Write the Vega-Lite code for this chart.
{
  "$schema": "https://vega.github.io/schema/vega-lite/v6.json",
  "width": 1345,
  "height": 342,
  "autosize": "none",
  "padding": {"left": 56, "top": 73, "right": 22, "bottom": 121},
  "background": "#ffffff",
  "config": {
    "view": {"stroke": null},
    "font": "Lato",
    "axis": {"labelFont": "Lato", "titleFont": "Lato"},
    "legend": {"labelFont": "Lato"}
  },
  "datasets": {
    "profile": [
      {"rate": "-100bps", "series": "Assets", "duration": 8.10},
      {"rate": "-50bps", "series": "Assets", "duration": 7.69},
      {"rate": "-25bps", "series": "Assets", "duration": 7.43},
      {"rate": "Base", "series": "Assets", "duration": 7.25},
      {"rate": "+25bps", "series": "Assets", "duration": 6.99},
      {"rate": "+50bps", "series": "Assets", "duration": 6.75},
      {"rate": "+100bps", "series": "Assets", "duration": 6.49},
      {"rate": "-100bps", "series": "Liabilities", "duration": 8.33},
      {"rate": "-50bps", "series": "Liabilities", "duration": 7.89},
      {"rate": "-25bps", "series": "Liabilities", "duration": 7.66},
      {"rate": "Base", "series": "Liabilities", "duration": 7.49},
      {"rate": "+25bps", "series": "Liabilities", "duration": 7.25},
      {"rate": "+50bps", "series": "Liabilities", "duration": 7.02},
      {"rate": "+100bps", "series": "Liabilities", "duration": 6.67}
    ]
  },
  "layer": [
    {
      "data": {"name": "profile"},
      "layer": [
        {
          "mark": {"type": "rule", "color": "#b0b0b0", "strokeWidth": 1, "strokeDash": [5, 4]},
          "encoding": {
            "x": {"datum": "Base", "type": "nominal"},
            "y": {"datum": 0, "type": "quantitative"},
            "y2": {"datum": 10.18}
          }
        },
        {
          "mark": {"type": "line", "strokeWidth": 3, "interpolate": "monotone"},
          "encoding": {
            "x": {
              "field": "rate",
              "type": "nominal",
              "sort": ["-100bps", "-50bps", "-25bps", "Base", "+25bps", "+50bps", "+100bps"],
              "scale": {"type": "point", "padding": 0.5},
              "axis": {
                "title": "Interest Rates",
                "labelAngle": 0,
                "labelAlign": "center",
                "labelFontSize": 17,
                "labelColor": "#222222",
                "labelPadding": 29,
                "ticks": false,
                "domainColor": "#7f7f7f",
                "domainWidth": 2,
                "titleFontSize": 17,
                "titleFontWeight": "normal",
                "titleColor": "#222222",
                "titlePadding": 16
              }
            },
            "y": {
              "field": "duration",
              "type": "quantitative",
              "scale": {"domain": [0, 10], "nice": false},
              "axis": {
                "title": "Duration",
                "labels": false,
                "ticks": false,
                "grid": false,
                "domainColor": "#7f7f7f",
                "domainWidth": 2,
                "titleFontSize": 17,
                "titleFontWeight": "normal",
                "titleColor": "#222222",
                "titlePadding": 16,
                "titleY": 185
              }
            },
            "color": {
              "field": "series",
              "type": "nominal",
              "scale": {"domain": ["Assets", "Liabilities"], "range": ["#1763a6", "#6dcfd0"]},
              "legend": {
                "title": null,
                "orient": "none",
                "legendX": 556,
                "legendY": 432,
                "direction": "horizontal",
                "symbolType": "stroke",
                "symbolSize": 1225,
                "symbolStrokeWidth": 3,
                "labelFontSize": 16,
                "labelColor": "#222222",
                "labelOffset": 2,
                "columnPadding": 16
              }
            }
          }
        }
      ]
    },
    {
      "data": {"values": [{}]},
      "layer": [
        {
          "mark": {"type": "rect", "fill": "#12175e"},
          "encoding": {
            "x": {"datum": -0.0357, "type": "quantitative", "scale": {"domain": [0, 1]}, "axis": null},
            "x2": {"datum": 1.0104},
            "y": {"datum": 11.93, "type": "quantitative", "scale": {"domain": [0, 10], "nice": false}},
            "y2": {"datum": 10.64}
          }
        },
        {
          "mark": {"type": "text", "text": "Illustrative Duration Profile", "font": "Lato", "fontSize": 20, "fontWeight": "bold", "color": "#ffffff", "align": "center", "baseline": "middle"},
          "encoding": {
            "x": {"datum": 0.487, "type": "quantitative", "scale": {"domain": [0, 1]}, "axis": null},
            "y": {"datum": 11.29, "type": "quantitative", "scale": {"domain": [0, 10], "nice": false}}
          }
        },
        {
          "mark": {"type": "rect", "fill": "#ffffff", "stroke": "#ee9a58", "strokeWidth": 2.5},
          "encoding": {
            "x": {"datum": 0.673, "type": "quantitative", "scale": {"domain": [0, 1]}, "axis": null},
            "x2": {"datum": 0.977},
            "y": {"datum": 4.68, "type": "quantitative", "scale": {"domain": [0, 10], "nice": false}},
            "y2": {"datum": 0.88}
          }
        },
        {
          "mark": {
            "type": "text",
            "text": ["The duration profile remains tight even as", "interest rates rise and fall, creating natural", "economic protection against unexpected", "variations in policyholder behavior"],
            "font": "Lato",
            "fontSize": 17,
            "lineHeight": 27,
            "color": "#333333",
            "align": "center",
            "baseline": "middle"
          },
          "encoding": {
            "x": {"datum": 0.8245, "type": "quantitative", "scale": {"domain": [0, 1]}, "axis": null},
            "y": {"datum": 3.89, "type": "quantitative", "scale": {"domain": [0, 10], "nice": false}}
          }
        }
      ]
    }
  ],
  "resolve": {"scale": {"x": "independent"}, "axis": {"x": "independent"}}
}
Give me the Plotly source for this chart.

===============

## What is expected
Restate the whole of the material exactly.

## Task answer
Write the Vega-Lite code for this chart.
{
  "$schema": "https://vega.github.io/schema/vega-lite/v6.json",
  "width": 1345,
  "height": 342,
  "autosize": "none",
  "padding": {"left": 56, "top": 73, "right": 22, "bottom": 121},
  "background": "#ffffff",
  "config": {
    "view": {"stroke": null},
    "font": "Lato",
    "axis": {"labelFont": "Lato", "titleFont": "Lato"},
    "legend": {"labelFont": "Lato"}
  },
  "datasets": {
    "profile": [
      {"rate": "-100bps", "series": "Assets", "duration": 8.10},
      {"rate": "-50bps", "series": "Assets", "duration": 7.69},
      {"rate": "-25bps", "series": "Assets", "duration": 7.43},
      {"rate": "Base", "series": "Assets", "duration": 7.25},
      {"rate": "+25bps", "series": "Assets", "duration": 6.99},
      {"rate": "+50bps", "series": "Assets", "duration": 6.75},
      {"rate": "+100bps", "series": "Assets", "duration": 6.49},
      {"rate": "-100bps", "series": "Liabilities", "duration": 8.33},
      {"rate": "-50bps", "series": "Liabilities", "duration": 7.89},
      {"rate": "-25bps", "series": "Liabilities", "duration": 7.66},
      {"rate": "Base", "series": "Liabilities", "duration": 7.49},
      {"rate": "+25bps", "series": "Liabilities", "duration": 7.25},
      {"rate": "+50bps", "series": "Liabilities", "duration": 7.02},
      {"rate": "+100bps", "series": "Liabilities", "duration": 6.67}
    ]
  },
  "layer": [
    {
      "data": {"name": "profile"},
      "layer": [
        {
          "mark": {"type": "rule", "color": "#b0b0b0", "strokeWidth": 1, "strokeDash": [5, 4]},
          "encoding": {
            "x": {"datum": "Base", "type": "nominal"},
            "y": {"datum": 0, "type": "quantitative"},
            "y2": {"datum": 10.18}
          }
        },
        {
          "mark": {"type": "line", "strokeWidth": 3, "interpolate": "monotone"},
          "encoding": {
            "x": {
              "field": "rate",
              "type": "nominal",
              "sort": ["-100bps", "-50bps", "-25bps", "Base", "+25bps", "+50bps", "+100bps"],
              "scale": {"type": "point", "padding": 0.5},
              "axis": {
                "title": "Interest Rates",
                "labelAngle": 0,
                "labelAlign": "center",
                "labelFontSize": 17,
                "labelColor": "#222222",
                "labelPadding": 29,
                "ticks": false,
                "domainColor": "#7f7f7f",
                "domainWidth": 2,
                "titleFontSize": 17,
                "titleFontWeight": "normal",
                "titleColor": "#222222",
                "titlePadding": 16
              }
            },
            "y": {
              "field": "duration",
              "type": "quantitative",
              "scale": {"domain": [0, 10], "nice": false},
              "axis": {
                "title": "Duration",
                "labels": false,
                "ticks": false,
                "grid": false,
                "domainColor": "#7f7f7f",
                "domainWidth": 2,
                "titleFontSize": 17,
                "titleFontWeight": "normal",
                "titleColor": "#222222",
                "titlePadding": 16,
                "titleY": 185
              }
            },
            "color": {
              "field": "series",
              "type": "nominal",
              "scale": {"domain": ["Assets", "Liabilities"], "range": ["#1763a6", "#6dcfd0"]},
              "legend": {
                "title": null,
                "orient": "none",
                "legendX": 556,
                "legendY": 432,
                "direction": "horizontal",
                "symbolType": "stroke",
                "symbolSize": 1225,
                "symbolStrokeWidth": 3,
                "labelFontSize": 16,
                "labelColor": "#222222",
                "labelOffset": 2,
                "columnPadding": 16
              }
            }
          }
        }
      ]
    },
    {
      "data": {"values": [{}]},
      "layer": [
        {
          "mark": {"type": "rect", "fill": "#12175e"},
          "encoding": {
            "x": {"datum": -0.0357, "type": "quantitative", "scale": {"domain": [0, 1]}, "axis": null},
            "x2": {"datum": 1.0104},
            "y": {"datum": 11.93, "type": "quantitative", "scale": {"domain": [0, 10], "nice": false}},
            "y2": {"datum": 10.64}
          }
        },
        {
          "mark": {"type": "text", "text": "Illustrative Duration Profile", "font": "Lato", "fontSize": 20, "fontWeight": "bold", "color": "#ffffff", "align": "center", "baseline": "middle"},
          "encoding": {
            "x": {"datum": 0.487, "type": "quantitative", "scale": {"domain": [0, 1]}, "axis": null},
            "y": {"datum": 11.29, "type": "quantitative", "scale": {"domain": [0, 10], "nice": false}}
          }
        },
        {
          "mark": {"type": "rect", "fill": "#ffffff", "stroke": "#ee9a58", "strokeWidth": 2.5},
          "encoding": {
            "x": {"datum": 0.673, "type": "quantitative", "scale": {"domain": [0, 1]}, "axis": null},
            "x2": {"datum": 0.977},
            "y": {"datum": 4.68, "type": "quantitative", "scale": {"domain": [0, 10], "nice": false}},
            "y2": {"datum": 0.88}
          }
        },
        {
          "mark": {
            "type": "text",
            "text": ["The duration profile remains tight even as", "interest rates rise and fall, creating natural", "economic protection against unexpected", "variations in policyholder behavior"],
            "font": "Lato",
            "fontSize": 17,
            "lineHeight": 27,
            "color": "#333333",
            "align": "center",
            "baseline": "middle"
          },
          "encoding": {
            "x": {"datum": 0.8245, "type": "quantitative", "scale": {"domain": [0, 1]}, "axis": null},
            "y": {"datum": 3.89, "type": "quantitative", "scale": {"domain": [0, 10], "nice": false}}
          }
        }
      ]
    }
  ],
  "resolve": {"scale": {"x": "independent"}, "axis": {"x": "independent"}}
}
Give me the Plotly source for this chart.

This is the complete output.